Selasa pagi, kualitas udara di Jakarta dinyatakan tidak sehat, menjadikannya kota dengan kualitas udara terburuk kedua di dunia.
Data IQAir pada pukul 06.00 WIB menunjukkan Indeks Kualitas Udara (AQI) Jakarta di angka 159, masuk kategori tidak sehat, dengan polusi PM2.5 dan konsentrasi 67 mikrogram per meter kubik.
Kondisi ini membahayakan kelompok sensitif, dapat merugikan manusia, hewan, dan merusak tumbuhan serta estetika.
IQAir merekomendasikan warga Jakarta menghindari aktivitas luar ruangan, menggunakan masker, dan menutup jendela untuk menghindari paparan udara kotor.

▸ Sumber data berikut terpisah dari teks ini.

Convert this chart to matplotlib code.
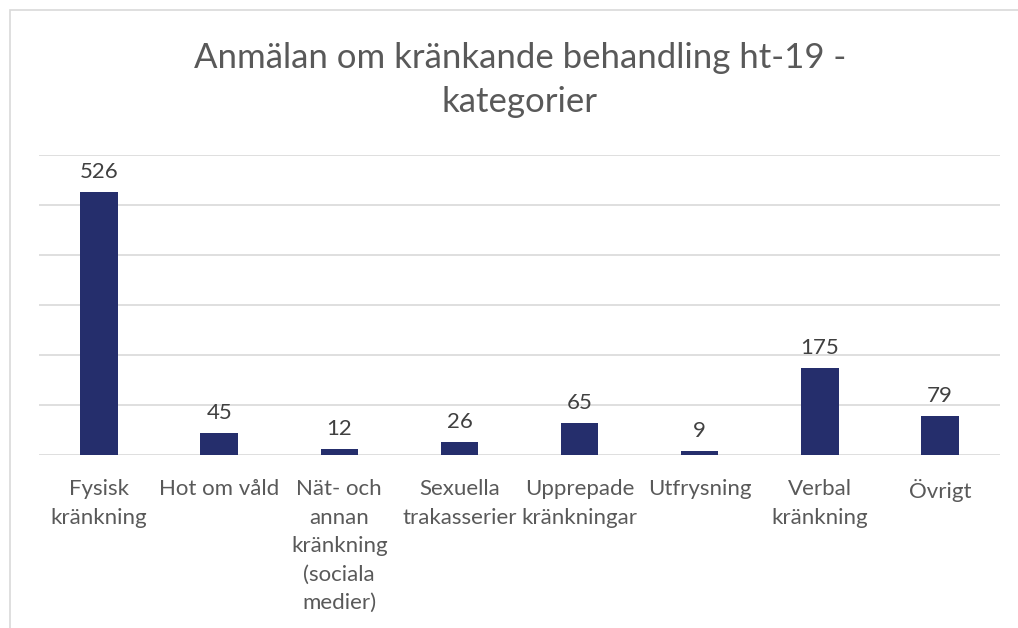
import matplotlib
matplotlib.use("Agg")
import matplotlib.pyplot as plt
from matplotlib.patches import Rectangle

categories = ["Fysisk\nkränkning", "Hot om våld", "Nät- och\nannan\nkränkning\n(sociala\nmedier)",
              "Sexuella\ntrakasserier", "Upprepade\nkränkningar", "Utfrysning",
              "Verbal\nkränkning", "Övrigt"]
values = [526, 45, 12, 26, 65, 9, 175, 79]
title = "Anmälan om kränkande behandling ht-19 -\nkategorier"

plt.rcParams['font.family'] = ['Lato', 'DejaVu Sans']

W, H = 1018, 628
fig = plt.figure(figsize=(W / 100, H / 100), dpi=100)
fig.patch.set_facecolor("white")

# chart border (extends beyond image right/bottom)
fig.add_artist(Rectangle((10 / W, -0.1), 1.2, (H - 10) / H + 0.1, transform=fig.transFigure,
                         fill=False, edgecolor="#d9d9d9", linewidth=1.2))

ax = fig.add_axes([39 / W, (H - 455) / H, (1000 - 39) / W, 300 / H])
x = list(range(len(values)))
bars = ax.bar(x, values, width=0.313, color="#252e6c", zorder=3)
ax.set_xlim(-0.5, len(values) - 0.5)
ax.set_ylim(0, 600)
ax.set_yticks(range(0, 601, 100))
ax.yaxis.grid(True, color="#d9d9d9", linewidth=1.2, zorder=0)
ax.tick_params(axis="y", left=False, labelleft=False)
ax.tick_params(axis="x", bottom=False, pad=14)
for s in ["top", "right", "left", "bottom"]:
    ax.spines[s].set_visible(False)
ax.set_xticks(x)
ax.set_xticklabels(categories, fontsize=16, color="#595959", linespacing=1.53, va="top")

for xi, v in zip(x, values):
    ax.annotate(str(v), (xi, v), xytext=(0, 7), textcoords="offset points",
                ha="center", va="bottom", fontsize=16, color="#404040")

fig.text(520 / W, 1 - 80 / H, title, ha="center", va="center", fontsize=25,
         color="#595959", linespacing=1.5)

fig.savefig("out.png", dpi=100)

Kategori kualitas udara meliputi: baik (PM2.5 0-50) tanpa efek kesehatan, sedang (PM2.5 51-100) mempengaruhi tumbuhan sensitif, sangat tidak sehat (PM2.5 200-299) merugikan beberapa segmen populasi, berbahaya (PM2.5 300-500) menimbulkan ancaman kesehatan serius.
Kinshasa, Kongo-Kinshasa, berada di posisi pertama dengan AQI 191, diikuti Kampala, Uganda (156), Delhi, India (153), dan Addis Ababa, Etiopia (146).
DLH DKI Jakarta meluncurkan platform pemantauan kualitas udara terintegrasi dengan 31 SPKU di kota ini.
Data dari SPKU ditampilkan di platform pemantauan, menyempurnakan sistem sebelumnya dan sesuai standar nasional, mengintegrasikan informasi dari DLH, BMKG, WRI Indonesia, dan Vital Strategies.